#### Exercise instructions
Pull every line that holds the word "script" from the entries.

#### Material for this task
▬▬▬▬▬▬▬▬▬▬

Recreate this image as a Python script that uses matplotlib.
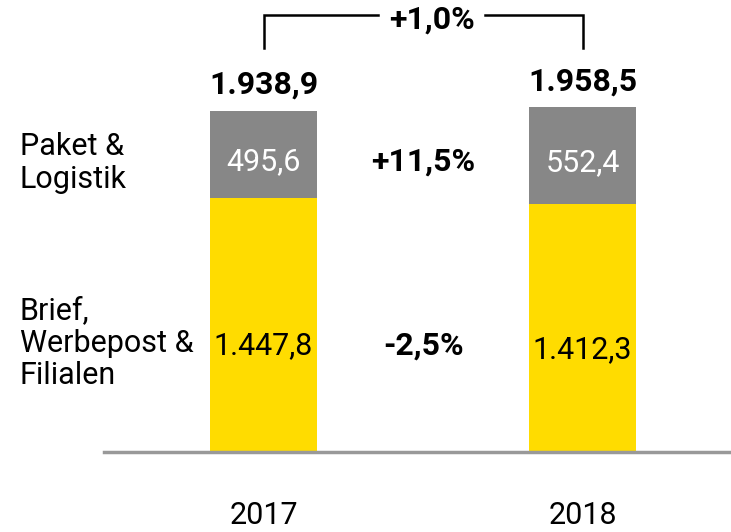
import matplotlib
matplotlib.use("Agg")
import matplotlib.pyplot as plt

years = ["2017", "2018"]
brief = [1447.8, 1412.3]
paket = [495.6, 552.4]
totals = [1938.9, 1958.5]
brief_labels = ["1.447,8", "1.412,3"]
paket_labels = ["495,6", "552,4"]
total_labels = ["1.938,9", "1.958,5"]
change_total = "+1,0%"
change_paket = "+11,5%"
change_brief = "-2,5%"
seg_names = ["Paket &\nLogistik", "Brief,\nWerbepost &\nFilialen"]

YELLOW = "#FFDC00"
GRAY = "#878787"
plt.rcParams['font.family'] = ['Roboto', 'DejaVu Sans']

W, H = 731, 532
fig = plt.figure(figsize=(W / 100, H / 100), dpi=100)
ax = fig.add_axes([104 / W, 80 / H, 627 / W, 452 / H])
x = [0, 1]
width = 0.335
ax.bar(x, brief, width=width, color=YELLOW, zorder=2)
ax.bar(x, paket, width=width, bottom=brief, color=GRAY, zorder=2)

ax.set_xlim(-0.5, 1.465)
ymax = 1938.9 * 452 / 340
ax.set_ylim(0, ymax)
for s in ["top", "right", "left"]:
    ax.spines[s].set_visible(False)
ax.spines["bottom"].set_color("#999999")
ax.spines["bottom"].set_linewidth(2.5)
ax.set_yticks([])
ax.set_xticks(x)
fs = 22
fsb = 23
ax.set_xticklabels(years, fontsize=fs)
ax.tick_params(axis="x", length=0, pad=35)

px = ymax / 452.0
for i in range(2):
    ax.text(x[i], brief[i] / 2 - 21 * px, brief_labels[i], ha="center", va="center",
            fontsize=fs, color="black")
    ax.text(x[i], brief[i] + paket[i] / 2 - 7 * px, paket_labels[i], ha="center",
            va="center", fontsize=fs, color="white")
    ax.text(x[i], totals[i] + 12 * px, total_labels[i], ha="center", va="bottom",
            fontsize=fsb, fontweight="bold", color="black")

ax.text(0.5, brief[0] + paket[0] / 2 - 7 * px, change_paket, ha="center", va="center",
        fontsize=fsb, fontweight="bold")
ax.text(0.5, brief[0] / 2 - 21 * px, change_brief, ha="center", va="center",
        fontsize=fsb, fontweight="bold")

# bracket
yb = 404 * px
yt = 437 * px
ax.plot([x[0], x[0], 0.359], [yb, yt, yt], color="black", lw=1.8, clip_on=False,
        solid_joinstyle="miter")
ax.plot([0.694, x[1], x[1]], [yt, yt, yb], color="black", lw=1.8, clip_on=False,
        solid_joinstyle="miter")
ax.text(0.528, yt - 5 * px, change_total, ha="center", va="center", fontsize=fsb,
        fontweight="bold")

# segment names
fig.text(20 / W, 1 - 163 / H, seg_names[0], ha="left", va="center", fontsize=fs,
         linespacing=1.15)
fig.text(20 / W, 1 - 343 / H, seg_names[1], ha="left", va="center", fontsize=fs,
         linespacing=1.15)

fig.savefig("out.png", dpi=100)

▬▬▬▬▬▬▬▬▬▬

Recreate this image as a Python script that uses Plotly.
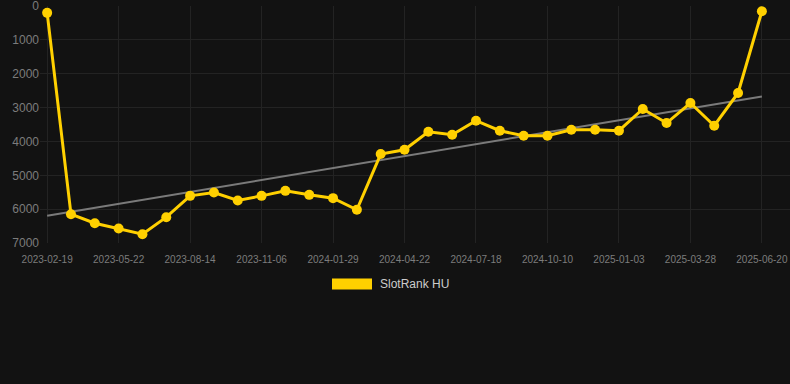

▬▬▬▬▬▬▬▬▬▬

#### Exercise result
Recreate this image as a Python script that uses matplotlib.
Recreate this image as a Python script that uses Plotly.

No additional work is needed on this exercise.